Previously we saw that the BBC is well aware of the fact that under the terms of the Oslo II agreement signed by Israel and the PLO in 1995, it is the Palestinian Authority which is responsible for vaccination programmes for Palestinians:
“…under the Oslo Accords it is…they say that the health is actually under the Palestinian Authority; they would be in charge of things like distributing vaccines.”
“…we will repeat that the Palestinian Authority are in charge of…ehm…the healthcare system and that’s under the Oslo Accords which are separate to Israel’s system…”

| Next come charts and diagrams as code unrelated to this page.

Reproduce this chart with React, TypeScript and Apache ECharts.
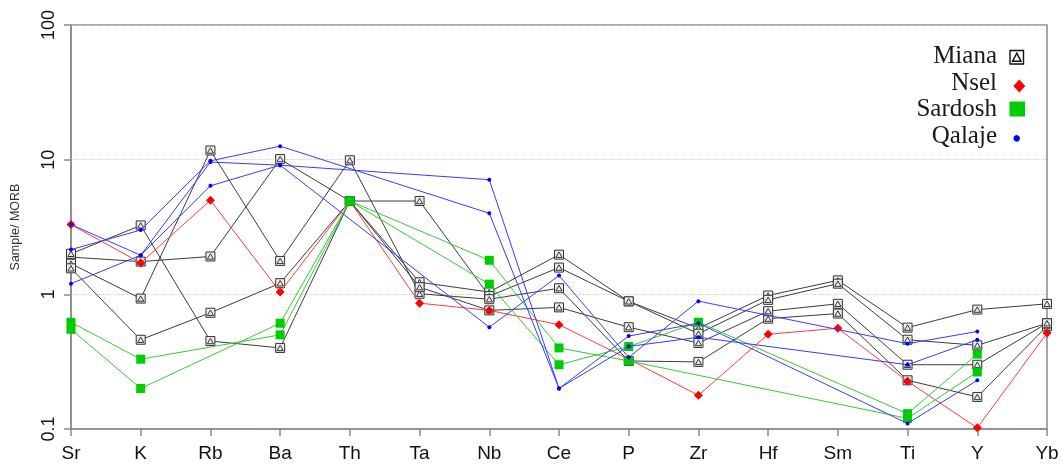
import React, { useEffect, useRef } from 'react';
import * as echarts from 'echarts';

const categories = ['Sr', 'K', 'Rb', 'Ba', 'Th', 'Ta', 'Nb', 'Ce', 'P', 'Zr', 'Hf', 'Sm', 'Ti', 'Y', 'Yb'];

// Miana samples
const miana1 = [1.89, 1.75, 1.91, 10.1, 4.93, 1.23, 1.04, 1.97, 0.887, 0.56, 0.98, 1.27, 0.566, 0.77, 0.85];
const miana2 = [2.0, 3.25, 0.45, 0.40, 4.93, 4.93, 0.97, 1.58, 0.887, 0.51, 0.91, 1.2, 0.46, 0.418, 0.61];
const miana3 = [1.69, 0.93, 11.7, 1.77, 9.9, 1.01, 0.92, 1.11, 0.32, 0.315, 0.66, 0.72, 0.23, 0.173, 0.58];
const miana4 = [1.56, 0.46, 0.73, 1.21, 4.93, 1.13, 0.76, 0.80, 0.57, 0.435, 0.75, 0.85, 0.30, 0.30, 0.61];

// Nsel sample
const nsel1 = [3.3, 1.71, 5.0, 1.04, 4.93, 0.86, 0.76, 0.595, 0.33, 0.178, 0.505, 0.56, 0.226, 0.102, 0.516];

// Sardosh samples
const sardosh1 = [0.62, 0.33, null, 0.50, 4.93, null, 1.79, 0.40, 0.32, null, null, null, 0.12, 0.265, null];
const sardosh2 = [0.55, 0.20, null, 0.61, 4.93, null, 1.19, 0.30, 0.41, 0.62, null, null, 0.13, 0.36, null];

// Qalaje samples
const qalaje1 = [2.15, 3.0, 9.8, 12.6, null, null, 4.0, 0.2, 0.49, 0.61, null, null, 0.11, 0.23, null];
const qalaje2 = [3.3, 1.95, 9.6, 9.1, null, null, 7.1, 0.2, 0.41, 0.48, null, null, 0.30, 0.46, null];
const qalaje3 = [1.2, 1.95, 6.4, 9.1, null, null, 0.57, 1.38, 0.34, 0.89, null, null, 0.43, 0.53, null];

const mianaSamples = [miana1, miana2, miana3, miana4];
const nselSamples = [nsel1];
const sardoshSamples = [sardosh1, sardosh2];
const qalajeSamples = [qalaje1, qalaje2, qalaje3];

const legendNames = ['Miana', 'Nsel', 'Sardosh', 'Qalaje'];

const MIANA_SYMBOL = 'path://M0,0L20,0L20,20L0,20ZM10,4L17,16L3,16Z';

export default function App() {
  const ref = useRef<HTMLDivElement>(null);

  useEffect(() => {
    const chart = echarts.init(ref.current as HTMLDivElement, null, { renderer: 'svg' });
    const series: any[] = [];
    mianaSamples.forEach((d) =>
      series.push({
        name: 'Miana', type: 'line', data: d, connectNulls: true,
        symbol: MIANA_SYMBOL, symbolSize: 9, z: 2,
        lineStyle: { color: '#3c3c3c', width: 1 },
        itemStyle: { color: '#ececec', borderColor: '#333', borderWidth: 1 },
      })
    );
    nselSamples.forEach((d) =>
      series.push({
        name: 'Nsel', type: 'line', data: d, connectNulls: true,
        symbol: 'diamond', symbolSize: 9, z: 3,
        lineStyle: { color: '#ff3c3c', width: 1 },
        itemStyle: { color: '#ff0000' },
      })
    );
    sardoshSamples.forEach((d) =>
      series.push({
        name: 'Sardosh', type: 'line', data: d, connectNulls: true,
        symbol: 'rect', symbolSize: 9, z: 3,
        lineStyle: { color: '#33cc33', width: 1 },
        itemStyle: { color: '#00cd00' },
      })
    );
    qalajeSamples.forEach((d) =>
      series.push({
        name: 'Qalaje', type: 'line', data: d, connectNulls: true,
        symbol: 'circle', symbolSize: 4, z: 4,
        lineStyle: { color: '#3a3aff', width: 1 },
        itemStyle: { color: '#0000ff' },
      })
    );

    const legendY = [54, 81.5, 107.5, 134];
    const legendText = legendNames.map((n, i) => ({
      type: 'text', x: 997, y: legendY[i], z: 10,
      style: {
        text: n, align: 'right', verticalAlign: 'middle', lineHeight: 23,
        fontSize: 25, fontFamily: 'Liberation Serif', fill: '#1a1a1a',
      },
    }));

    chart.setOption({
      animation: false,
      grid: {
        left: 69, right: 15, top: 25, bottom: 37, show: true,
        borderColor: '#8a8a8a', borderWidth: 1.5, backgroundColor: 'transparent',
      },
      xAxis: {
        type: 'category', data: categories, boundaryGap: false,
        axisLine: { lineStyle: { color: '#8a8a8a', width: 1.5 } },
        axisTick: { length: 7, lineStyle: { color: '#8a8a8a', width: 1.5 } },
        axisLabel: { fontFamily: 'Liberation Sans', fontSize: 19, color: '#111', margin: 14 },
        splitLine: { show: false },
      },
      yAxis: {
        type: 'log', logBase: 10, min: 0.1, max: 100,
        name: 'Sample/ MORB', nameLocation: 'middle', nameGap: 50, nameRotate: 90,
        nameTextStyle: { fontFamily: 'Liberation Sans', fontSize: 12.5, color: '#333' },
        axisLine: { show: true, lineStyle: { color: '#8a8a8a', width: 1.5 } },
        axisTick: { show: true, length: 7, lineStyle: { color: '#8a8a8a', width: 1.5 } },
        axisLabel: {
          rotate: 90, fontFamily: 'Liberation Sans', fontSize: 18, color: '#111', margin: 14,
          formatter: (v: number) => String(v),
        },
        splitLine: { show: true, lineStyle: { type: 'dotted', color: '#d4d4d4', width: 1 } },
      },
      series,
      graphic: [
        ...legendText,
        {
          type: 'rect', z: 10, shape: { x: 1010, y: 50.5, width: 13.5, height: 13.5 },
          style: { fill: 'none', stroke: '#111', lineWidth: 1.4 },
        },
        {
          type: 'polygon', z: 10, shape: { points: [[1016.75, 53.2], [1021, 61.3], [1012.5, 61.3]] },
          style: { fill: 'none', stroke: '#111', lineWidth: 1.4 },
        },
        {
          type: 'polygon', z: 10, shape: { points: [[1019.3, 79.5], [1025.3, 86], [1019.3, 92.5], [1013.3, 86]] },
          style: { fill: '#ff0000' },
        },
        {
          type: 'rect', z: 10, shape: { x: 1009.5, y: 101.5, width: 15.5, height: 15 },
          style: { fill: '#00cd00' },
        },
        {
          type: 'circle', z: 10, shape: { cx: 1016.7, cy: 138.3, r: 3.3 },
          style: { fill: '#0000ff' },
        },
      ],
    });
    return () => chart.dispose();
  }, []);

  return <div ref={ref} style={{ position: 'fixed', left: 0, top: 0, width: 1062, height: 466 }} />;
}
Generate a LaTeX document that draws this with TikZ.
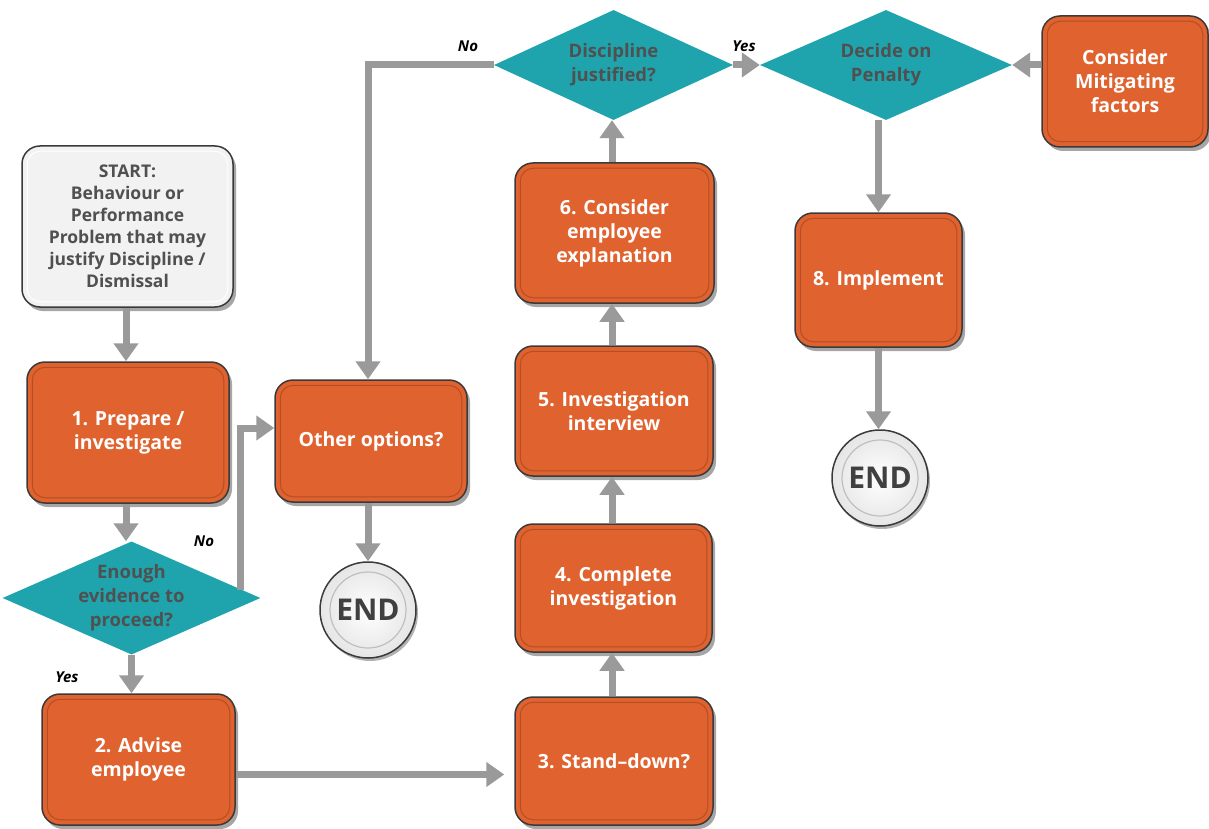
\documentclass[tikz,border=0pt]{standalone}
\usepackage{fontspec}
\setmainfont{Open Sans}
\usetikzlibrary{shapes.geometric,arrows.meta,shadows,calc}
\definecolor{orng}{HTML}{E0622F}
\definecolor{teal2}{HTML}{1FA4AE}
\definecolor{arrg}{HTML}{9A9A9A}
\definecolor{dtxt}{HTML}{505050}
\definecolor{bord}{HTML}{3A3A3A}
\definecolor{startfill}{HTML}{F2F2F2}
\tikzset{
  box/.style={rectangle, rounded corners=18pt, draw=bord, line width=1.5pt, fill=orng, text=white,
    font=\bfseries\fontsize{19.5}{24}\selectfont, align=center, inner sep=0pt,
    drop shadow={shadow xshift=3pt, shadow yshift=-4pt, opacity=0.35, fill=black}},
  startbox/.style={box, fill=startfill, text=dtxt, font=\bfseries\fontsize{17.5}{22}\selectfont},
  dia/.style={diamond, fill=teal2, text=dtxt, font=\bfseries\fontsize{18.5}{24}\selectfont, align=center, inner sep=0pt},
  endc/.style={circle, draw=bord, line width=1.5pt, inner color=white, outer color=black!10, text=black!75,
    font=\bfseries\fontsize{30}{30}\selectfont, inner sep=0pt, minimum size=96pt,
    drop shadow={shadow xshift=2pt, shadow yshift=-3pt, opacity=0.3, fill=black}},
  arr/.style={draw=arrg, line width=7pt, -{Triangle[length=18pt,width=24pt]}},
  lbl/.style={font=\bfseries\itshape\fontsize{15}{15}\selectfont, text=black},
}
\newcommand{\innerb}[2][orng!80!black]{\draw[#1, line width=1pt, rounded corners=13pt] ([shift={(6,6)}]#2.north west) rectangle ([shift={(-6,-6)}]#2.south east);}
\newcommand{\innerc}[1]{\draw[black!25, line width=1.2pt] (#1.center) circle (38pt);}
\begin{document}
\begin{tikzpicture}[x=1pt,y=-1pt]
\useasboundingbox (0,0) rectangle (1209,829);
% nodes
\node[startbox, minimum width=211pt, minimum height=161pt] (start) at (127.5,226.5)
  {START:\\ Behaviour or\\ Performance\\ Problem that may\\ justify Discipline /\\ Dismissal};
\innerb[white]{start}
\node[box, minimum width=202pt, minimum height=141pt] (b1) at (128,432.5) {1. Prepare /\\ investigate};
\innerb{b1}
\node[dia, minimum width=251pt, minimum height=110pt, aspect=2.28] (d1) at (131.5,598) {Enough\\ evidence to\\ proceed?};
\node[box, minimum width=193pt, minimum height=131pt] (b2) at (138.5,759.5) {2. Advise\\ employee};
\innerb{b2}
\node[box, minimum width=192pt, minimum height=122pt] (oth) at (371,441) {Other options?};
\innerb{oth}
\node[endc] (end1) at (368,610) {END};
\innerc{end1}
\node[box, minimum width=198pt, minimum height=128pt] (b3) at (614,761) {3. Stand–down?};
\innerb{b3}
\node[box, minimum width=197pt, minimum height=128pt] (b4) at (613.5,588) {4. Complete\\ investigation};
\innerb{b4}
\node[box, minimum width=198pt, minimum height=130pt] (b5) at (614,411) {5. Investigation\\ interview};
\innerb{b5}
\node[box, minimum width=199pt, minimum height=140pt] (b6) at (614.5,233) {6. Consider\\ employee\\ explanation};
\innerb{b6}
\node[dia, minimum width=239pt, minimum height=110pt, aspect=2.17] (dj) at (613.5,65) {Discipline\\ justified?};
\node[dia, minimum width=252pt, minimum height=110pt, aspect=2.29] (dp) at (886,65) {Decide on\\ Penalty};
\node[box, minimum width=166pt, minimum height=131pt] (mit) at (1125,81.5) {Consider\\ Mitigating\\ factors};
\innerb{mit}
\node[box, minimum width=167pt, minimum height=134pt] (b8) at (878.5,280) {8. Implement};
\innerb{b8}
\node[endc] (end2) at (880,478) {END};
\innerc{end2}
% connectors
\coordinate (d1no) at (240,590);
\draw[arr] ([xshift=-1.5pt]start.south) -- ([xshift=-1.5pt]start.south |- b1.north);
\draw[arr] ([xshift=-2pt]b1.south) -- ([xshift=-2pt]b1.south |- d1.north);
\draw[arr] (d1.south) -- (d1.south |- b2.north);
\draw[arr] (d1no) |- ([yshift=13pt]oth.west);
\draw[arr] ([xshift=-3pt]oth.south) -- ([xshift=-3pt]oth.south |- end1.north);
\draw[arr, shorten >=10pt] ([yshift=-15pt]b2.east) -- ([yshift=-15pt]b2.east -| b3.west);
\draw[arr] ([xshift=-2pt]b3.north) -- ([xshift=-2pt]b3.north |- b4.south);
\draw[arr] ([xshift=-1.5pt]b4.north) -- ([xshift=-1.5pt]b4.north |- b5.south);
\draw[arr] ([xshift=-2pt]b5.north) -- ([xshift=-2pt]b5.north |- b6.south);
\draw[arr] ([xshift=-2.5pt]b6.north) -- ([xshift=-2.5pt]b6.north |- dj.south);
\draw[arr] (dj.west) -| ([xshift=-3pt]oth.north);
\draw[arr] (dj.east) -- (dp.west);
\draw[arr] (mit.west |- dp.east) -- (dp.east);
\draw[arr] (b8.north |- dp.south) -- (b8.north);
\draw[arr] (b8.south) -- (b8.south |- end2.north);
% labels
\node[lbl] (lno1) at (468,46) {No};
\node[lbl] (lyes1) at (744,46) {Yes};
\node[lbl] (lno2) at (204,541) {No};
\node[lbl] (lyes2) at (67,677) {Yes};
\end{tikzpicture}
\end{document}
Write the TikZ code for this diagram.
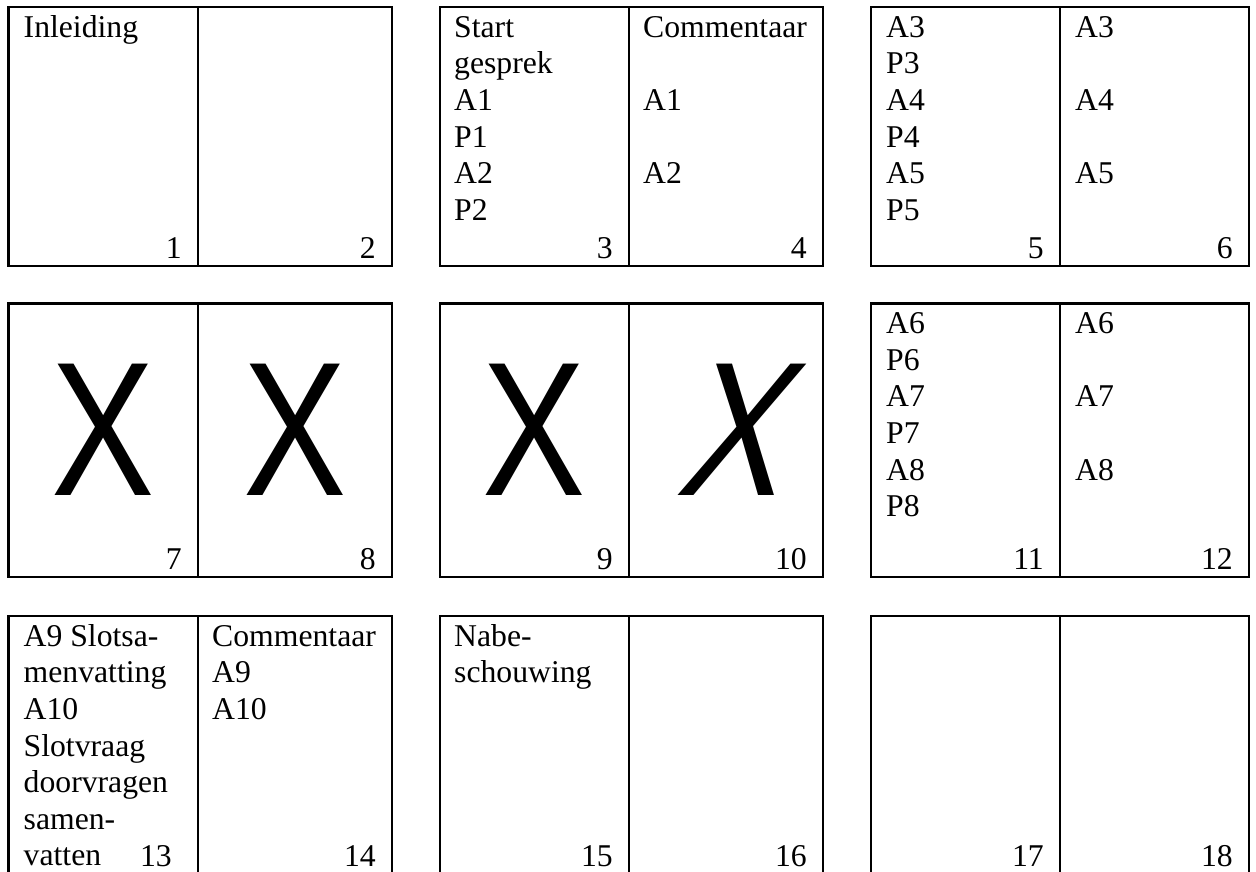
\documentclass[tikz,border=0pt]{standalone}
\usepackage{fontspec}
\setmainfont{Liberation Serif}
\newfontfamily\xfont[FakeStretch=0.81]{Liberation Sans}
\newfontfamily\xslfont[FakeStretch=0.81,FakeSlant=0.27]{Liberation Sans}
\usetikzlibrary{positioning,calc}
\tikzset{
  page/.style={rectangle, draw=black, line width=2.2pt, inner sep=0pt, outer sep=0pt, anchor=north west},
  pagetxt/.style={anchor=north west, inner sep=0pt, align=left, font=\fontsize{31.7}{36.6}\selectfont},
  pagenr/.style={anchor=base east, inner sep=0pt, font=\fontsize{31.7}{36.6}\selectfont},
  bigx/.style={inner sep=0pt, font=\xfont\fontsize{191}{191}\selectfont}
}
\begin{document}
\begin{tikzpicture}[x=1pt, y=-1pt]
 \useasboundingbox (0,0) rectangle (1256,872);
 % three rows of spreads, two pages each
 \foreach \r/\y/\h in {0/7/259, 1/303.5/273.5, 2/616/258}
  \foreach \c/\x/\w in {1/8.5/189.5, 2/198/194, 3/440/189, 4/629/194, 5/871/189, 6/1060/189} {
   \pgfmathtruncatemacro\n{6*\r+\c}
   \node[page, minimum width=\w pt, minimum height=\h pt] (p\n) at (\x,\y) {};
  }
 \foreach \n in {1,...,12,14,15,16,17,18}
  \node[pagenr] (n\n) at ($(p\n.south east)+(-16,-8)$) {\n};
 \node[pagenr] (n13) at ($(p13.south east)+(-26,-8)$) {13};
 % texts
 \node[pagetxt] (t1) at ($(p1.north west)+(15,4.4)$) {\strut Inleiding};
 \node[pagetxt] (t3) at ($(p3.north west)+(14,4.4)$) {\strut Start\\gesprek\\A1\\P1\\A2\\P2};
 \node[pagetxt] (t4) at ($(p4.north west)+(14,4.4)$) {\strut Commentaar\\\mbox{}\\A1\\\mbox{}\\A2};
 \node[pagetxt] (t5) at ($(p5.north west)+(15,4.4)$) {\strut A3\\P3\\A4\\P4\\A5\\P5};
 \node[pagetxt] (t6) at ($(p6.north west)+(15,4.4)$) {\strut A3\\\mbox{}\\A4\\\mbox{}\\A5};
 \node[pagetxt] (t11) at ($(p11.north west)+(15,4.4)$) {\strut A6\\P6\\A7\\P7\\A8\\P8};
 \node[pagetxt] (t12) at ($(p12.north west)+(15,4.4)$) {\strut A6\\\mbox{}\\A7\\\mbox{}\\A8};
 \node[pagetxt] (t13) at ($(p13.north west)+(15,4.4)$) {\strut A9 Slotsa-\\menvatting\\A10\\Slotvraag\\doorvragen\\samen-\\vatten};
 \node[pagetxt] (t14) at ($(p14.north west)+(14,4.4)$) {\strut Commentaar\\A9\\A10};
 \node[pagetxt] (t15) at ($(p15.north west)+(14,4.4)$) {\strut Nabe-\\schouwing};
 % crossed-out pages
 \node[bigx] (x7) at ($(p7.center)+(0,-10)$) {X};
 \node[bigx] (x8) at ($(p8.center)+(0,-10)$) {X};
 \node[bigx] (x9) at ($(p9.center)+(0,-10)$) {X};
 \node[bigx, font=\xslfont\fontsize{191}{191}\selectfont] (x10) at ($(p10.center)+(0,-10)$) {X};
\end{tikzpicture}
\end{document}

Nevertheless, in a filmed report circulated on January 14th, the BBC’s Jerusalem correspondent Tom Bateman once again failed to adequately clarify that point, instead portraying Article 17 of the Oslo Accords as something that Israel “says” is the case. [emphasis added]
Bateman [from 02:18]: “Meanwhile, cases are also spiking in the occupied West Bank and the Gaza Strip. Around 5 million Palestinians are waiting for a vaccine roll-out. The World Health Organisation is helping but with no clear date in sight. Human rights groups have called on Israel to provide vaccines but it says peace agreements leave the job to Palestinian officials who haven’t asked for their help.”
Tom Bateman is quite capable of providing BBC audiences with accurate and objective information about the relevant section of the Oslo Accords should he wish to do so. Instead he chose to contort the terms of a 25 year-old agreement witnessed by international parties into something which ‘Israel says’.
In addition, he once again failed to inform viewers that the bodies he portrayed as “human rights groups” are in fact NGOs (some of which engage in ‘lawfare’ campaigns against Israel) which launched a politically motivated campaign that he and many of his media colleagues have chosen to unquestioningly amplify.
More than three weeks after that campaign was launched the BBC continues to exploit reports ostensibly about the vaccination drive in Israel in order to amplify a political narrative and to sell its audiences short by refraining from providing them with the full range of information.